Mukajanga family seeks role in Martyrs’ Day fetes

A pilgrim kneels and prays before effigies depicting the killing of the martyrs at Namugongo on June 2, 2023. PHOTO/MICHAEL KAKUMIRIZI

What you need to know:

  • Every year on March 20, the family organises special prayers in Buyonga –Kikandwa, Kakiri Parish in Wakiso District to celebrate Mukajanga’s life, achievements and remind themselves that they are renewed generations. The prayers are graced by religious leaders.

The family of Mukajanga, who is remembered for executing the Uganda Martyrs, has asked for special recognition during the Martyrs’ Day celebration held annually on June 3.

In 1886, Mukajanga, acting on the orders of Kabaka Mwanga, killed 45 Christians at Namugongo in present day Wakiso District.
However, his descendants have demanded that they should be included in the preparation of the Martyrs’ Day celebrations.

In an interview with this publication yesterday, Ms Christine Nakazzi, the administrator of Mukajanga’s lineage, said: “The reason we feel it is very key for us to be involved in such preparations is that we are at the beginning of the action. If he hadn’t fulfilled his obligation of killing the martyrs, whose legacy would we be celebrating every year? The day wouldn’t be in existence.”

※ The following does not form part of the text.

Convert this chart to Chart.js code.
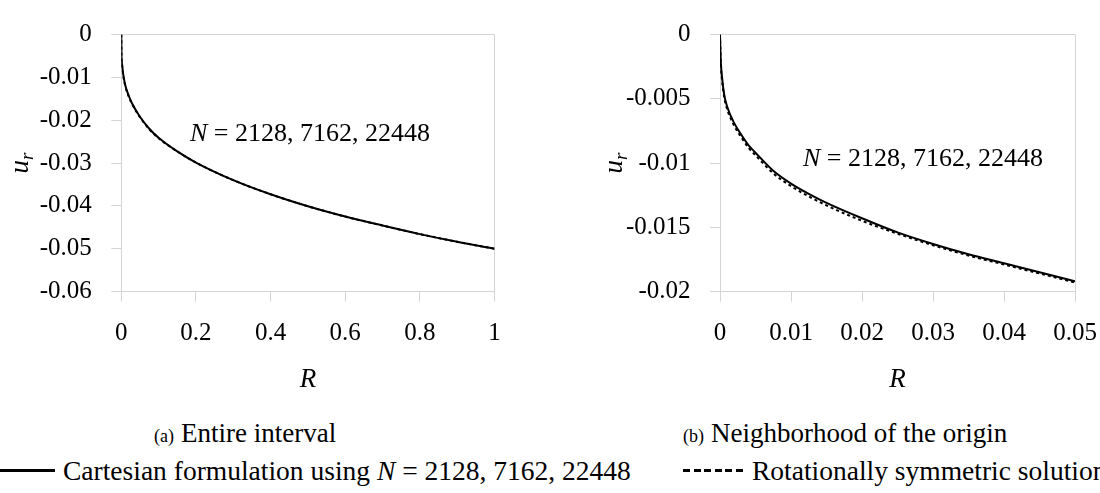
<!DOCTYPE html>
<html>
<head>
<meta charset="utf-8">
<script src="https://cdn.jsdelivr.net/npm/chart.js@4.4.1/dist/chart.umd.min.js"></script>
<style>
  html, body { margin: 0; padding: 0; background: #fff; overflow: hidden; width: 1100px; height: 493px; }
  body { position: relative; font-family: "Liberation Serif", Tinos, "Times New Roman", "DejaVu Serif", serif; color: #000; }
  canvas { position: absolute; top: 0; }
  #chartFull { left: 0; }
  #chartNear { left: 560px; }
  .caption { position: absolute; font-size: 27px; line-height: 27px; white-space: nowrap; }
  .caption small { font-size: 18px; margin-right: 7px; }
  .legend-sample { position: absolute; height: 3px; }
  .legend-text { position: absolute; font-size: 27.5px; line-height: 27px; white-space: nowrap; }
</style>
</head>
<body>
<canvas id="chartFull" width="560" height="400"></canvas>
<canvas id="chartNear" width="600" height="400"></canvas>
<div class="caption" style="left:154px; top:420px"><small>(a)</small>Entire interval</div>
<div class="caption" style="left:683px; top:420px"><small>(b)</small>Neighborhood of the origin</div>
<div id="legendFull"></div>
<div id="legendNear"></div>
<script>
const meshSizes = [2128, 7162, 22448];

// (a) entire interval
const radiusFull     = [0, 0.0005, 0.002, 0.005, 0.01, 0.02, 0.03, 0.05, 0.075, 0.1, 0.15, 0.2, 0.3, 0.4, 0.5, 0.6, 0.7, 0.8, 0.9, 1];
const cartesianFull  = [0, -0.0047, -0.0069, -0.0092, -0.0116, -0.0143, -0.0163, -0.0192, -0.0220, -0.0241, -0.0273, -0.0299, -0.0340, -0.0373, -0.0401, -0.0425, -0.0446, -0.0466, -0.0484, -0.0500];
const rotationalFull = [0, -0.0049, -0.0071, -0.0094, -0.0118, -0.0145, -0.0164, -0.0193, -0.0221, -0.0242, -0.0273, -0.0299, -0.0340, -0.0373, -0.0401, -0.0425, -0.0446, -0.0466, -0.0484, -0.0500];
const xTicksFull  = [0, 0.2, 0.4, 0.6, 0.8, 1];
const xLabelsFull = ['0', '0.2', '0.4', '0.6', '0.8', '1'];
const yTicksFull  = [0, -0.01, -0.02, -0.03, -0.04, -0.05, -0.06];
const yLabelsFull = ['0', '-0.01', '-0.02', '-0.03', '-0.04', '-0.05', '-0.06'];

// (b) neighborhood of the origin
const radiusNear     = [0, 0.0001, 0.0003, 0.0006, 0.001, 0.002, 0.003, 0.004, 0.005, 0.0075, 0.01, 0.0125, 0.015, 0.02, 0.025, 0.03, 0.035, 0.04, 0.045, 0.05];
const cartesianNear  = [0, -0.0019, -0.0034, -0.0047, -0.0056, -0.0069, -0.0078, -0.0086, -0.0092, -0.0106, -0.0116, -0.0124, -0.0131, -0.0143, -0.0154, -0.0163, -0.0171, -0.0178, -0.0185, -0.0192];
const rotationalNear = [0, -0.0021, -0.0036, -0.0049, -0.0058, -0.0071, -0.0080, -0.0088, -0.0094, -0.0108, -0.0118, -0.0126, -0.0133, -0.0145, -0.0155, -0.0164, -0.0172, -0.0179, -0.0186, -0.0193];
const xTicksNear  = [0, 0.01, 0.02, 0.03, 0.04, 0.05];
const xLabelsNear = ['0', '0.01', '0.02', '0.03', '0.04', '0.05'];
const yTicksNear  = [0, -0.005, -0.01, -0.015, -0.02];
const yLabelsNear = ['0', '-0.005', '-0.01', '-0.015', '-0.02'];

const cartesianLabel = 'Cartesian formulation using N = ' + meshSizes.join(', ');
const rotationalLabel = 'Rotationally symmetric solution';

const FONT = '"Liberation Serif", Tinos, "Times New Roman", "DejaVu Serif", serif';
const GRID = '#d4d4d4';

// legend as html, built from the datasets
const htmlLegend = {
  id: 'htmlLegend',
  afterUpdate(chart, args, opts) {
    const box = document.getElementById(opts.containerID);
    box.innerHTML = '';
    chart.data.datasets.forEach((ds, i) => {
      if (!opts.show.includes(i)) return;
      const sample = document.createElement('span');
      sample.className = 'legend-sample';
      sample.style.left = opts.x + 'px';
      sample.style.width = opts.sampleWidth + 'px';
      sample.style.top = (opts.y - 1.5) + 'px';
      sample.style.background = ds.borderDash && ds.borderDash.length
        ? `repeating-linear-gradient(90deg, ${ds.borderColor} 0 7px, transparent 7px 10.6px)`
        : ds.borderColor;
      const text = document.createElement('span');
      text.className = 'legend-text';
      text.style.left = opts.textX + 'px';
      text.style.top = (opts.y - 13) + 'px';
      text.innerHTML = ds.label.replace(/\bN\b/, '<i>N</i>');
      box.append(sample, text);
    });
  }
};

// y title u_r and the N annotation
const mathText = {
  id: 'mathText',
  afterDraw(chart, args, opts) {
    const { ctx, chartArea, scales } = chart;
    ctx.save();
    ctx.fillStyle = '#000';
    ctx.textAlign = 'left';
    ctx.textBaseline = 'alphabetic';

    ctx.save();
    ctx.translate(opts.titleX, (chartArea.top + chartArea.bottom) / 2);
    ctx.rotate(-Math.PI / 2);
    ctx.font = `italic 27px ${FONT}`;
    const uW = ctx.measureText('u').width;
    ctx.font = `italic 19px ${FONT}`;
    const rW = ctx.measureText('r').width;
    const x0 = -(uW + rW) / 2;
    ctx.font = `italic 27px ${FONT}`;
    ctx.fillText('u', x0, 6);
    ctx.font = `italic 19px ${FONT}`;
    ctx.fillText('r', x0 + uW, 11);
    ctx.restore();

    let px = scales.x.getPixelForValue(opts.noteAt[0]);
    const py = scales.y.getPixelForValue(opts.noteAt[1]);
    ctx.font = `italic 26px ${FONT}`;
    ctx.fillText('N', px, py);
    px += ctx.measureText('N').width;
    ctx.font = `26px ${FONT}`;
    ctx.fillText(' = ' + meshSizes.join(', '), px, py);
    ctx.restore();
  }
};

function toPoints(xs, ys) {
  return xs.map((x, i) => ({ x: x, y: ys[i] }));
}

function makeChart(id, cfg) {
  const edgeColor = max => c => (c.tick && c.tick.value === max ? GRID : 'rgba(0,0,0,0)');
  return new Chart(document.getElementById(id), {
    type: 'scatter',
    data: {
      datasets: [{
        label: cartesianLabel,
        data: toPoints(cfg.radius, cfg.cartesian),
        borderColor: '#000',
        borderWidth: 2,
        showLine: true,
        pointRadius: 0,
        cubicInterpolationMode: 'monotone'
      }, {
        label: rotationalLabel,
        data: toPoints(cfg.radius, cfg.rotational),
        borderColor: '#000',
        borderWidth: 2,
        borderDash: [3, 3],
        showLine: true,
        pointRadius: 0,
        cubicInterpolationMode: 'monotone'
      }]
    },
    options: {
      responsive: false,
      animation: false,
      events: [],
      layout: { padding: { left: 0, top: 21.7, right: cfg.padRight, bottom: 0 } },
      plugins: {
        legend: { display: false },
        tooltip: { enabled: false },
        htmlLegend: cfg.legend,
        mathText: { titleX: cfg.titleX, noteAt: cfg.noteAt }
      },
      scales: {
        x: {
          type: 'linear',
          min: cfg.xTicks[0],
          max: cfg.xTicks[cfg.xTicks.length - 1],
          afterBuildTicks: s => { s.ticks = cfg.xTicks.map(v => ({ value: v })); },
          afterFit: s => { s.height = 108.5; },
          ticks: {
            autoSkip: false,
            maxRotation: 0,
            padding: 17,
            color: '#000',
            font: { family: FONT, size: 25 },
            callback: v => cfg.xLabels[cfg.xTicks.indexOf(v)]
          },
          grid: { color: edgeColor(cfg.xTicks[cfg.xTicks.length - 1]), tickColor: GRID, tickLength: 10 },
          border: { color: GRID },
          title: {
            display: true, text: 'R', color: '#000',
            font: { family: FONT, size: 27, style: 'italic' },
            padding: { top: 0, bottom: 4 }
          }
        },
        y: {
          min: cfg.yTicks[cfg.yTicks.length - 1],
          max: 0,
          afterBuildTicks: s => { s.ticks = cfg.yTicks.map(v => ({ value: v })); },
          afterFit: s => { s.width = cfg.yWidth; },
          ticks: {
            autoSkip: false,
            padding: 19.5,
            color: '#000',
            font: { family: FONT, size: 25 },
            callback: v => cfg.yLabels[cfg.yTicks.indexOf(v)]
          },
          grid: { color: edgeColor(0), tickColor: GRID, tickLength: 10 },
          border: { color: GRID }
        }
      }
    },
    plugins: [htmlLegend, mathText]
  });
}

makeChart('chartFull', {
  radius: radiusFull, cartesian: cartesianFull, rotational: rotationalFull,
  xTicks: xTicksFull, xLabels: xLabelsFull, yTicks: yTicksFull, yLabels: yLabelsFull,
  yWidth: 121.3, padRight: 65.5, titleX: 22, noteAt: [0.184, -0.02475],
  legend: { containerID: 'legendFull', show: [0], x: -5, sampleWidth: 60, textX: 63, y: 470 }
});

makeChart('chartNear', {
  radius: radiusNear, cartesian: cartesianNear, rotational: rotationalNear,
  xTicks: xTicksNear, xLabels: xLabelsNear, yTicks: yTicksNear, yLabels: yLabelsNear,
  yWidth: 160, padRight: 85, titleX: 56, noteAt: [0.01169, -0.01025],
  legend: { containerID: 'legendNear', show: [1], x: 683, sampleWidth: 60, textX: 752, y: 470 }
});
</script>
</body>
</html>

She added: “We don’t want people to worship Mukajanga or his family but we want them to acknowledge and celebrate his action with us.
“According to stories told to us by our grandfathers, and relatives, I consider him to be a royal guard of Buganda Kingdom who was very active, energetic, determined, and loyal to the king. When I relate to the stories, I see him as a soul whose works should be appreciated and recognised,”  

Ms Nakazzi said there is more to Mukajanga that the public does not know and the family should be allowed to share it during the Martyrs’ Day fete.

 “He should not be judged harshly but should be considered as a person who was simply fulfilling his duty as a loyal servant of the Kabaka Mwanga II. When you are commanded to work or perform an activity, you don’t question the king. You act accordingly. We want the perception to change. The stigma must be dealt away with,” said.

Ms Nakkazi said Mukajanga died a reformed Christian who was later named Paul Kibuuka and that many of his relatives are priests.
She also reveals that a church was built in Mukajanga’s village in memory of two of his sons whom he killed. They were among the 45 Uganda Martyrs.

 “He killed two of his sons, Mbaga and Kizito Omuto. He did not let other people kill them. By the time he took them to the fire, he had already killed them not because of a bad heart, but he didn’t want to see them suffer for long,” she explains.

Rt Rev Michael Okwii Esakhan, the Bishop of Kumi Diocese, advised Mukajanga’s family to get in touch with the Diocese of Namirembe so that they are introduced to the planning teams.
 Rev Okwii added that the family can seek guidance from the principal of Namugongo Martyrs Seminary, whom he says is the overall boss of the site.

 “We want all Ugandans to be involved including Mukajanga’s family.,” he said.
  Rev Esau Bbosa, the officer-in-charge of the Uganda Martyrs Anglican Site, who doubles as the Principal of Namugongo Martyrs Seminary, welcomed the move and encouraged Mukajanga’s family to contact him for further discussions.

 “They usually come here every year and we don’t have any issues with them,” Rev Bbosa said.
Mr James Ogoola, a retired principal judge and chairperson of the publicity committee for this year’s celebrations at the Anglican site, said: “It is important for anybody to be involved in the celebrations, first of all as a pilgrim.”                                                                                            
Ms Nakazzi thanked the Archbishop of the Church of Uganda, the Most Rev Stephen Kaziimba Mugalu, for asking the public to forget about the negative perception towards the family and look at them as a reformed generation that should be forgiven for what their ancestors did and be accepted in community.

  “It used to be very difficult for us to come out and declare that we were from his family. We had been labelled grandchildren of a killer. Others said we were witches capable of doing great things to them,” she says.

 She also urged the government to support them financially to undertake several projects aimed at keeping Mukajanga name alive.
These include preserving all the equipment he used, build a memorial vocational institute, a hotel for tourists and pilgrims and also turn his burial site into a tourist site.

Mr Eliasafu Nsubuga, alias Mukajanga Omulamu (meaning Mukajanga who is alive), a clan member, said in 1882, while still a youth, Mukajanga was taken to serve in the Kabaka’s palace as a royal guard.  

 He was assigned the job of displacing errant subjects.
 He set up his offices adjacent to a water stream at the current Anglican site in Namugongo, Wakiso District.
It is believed that most martyrs were killed on their way to his office.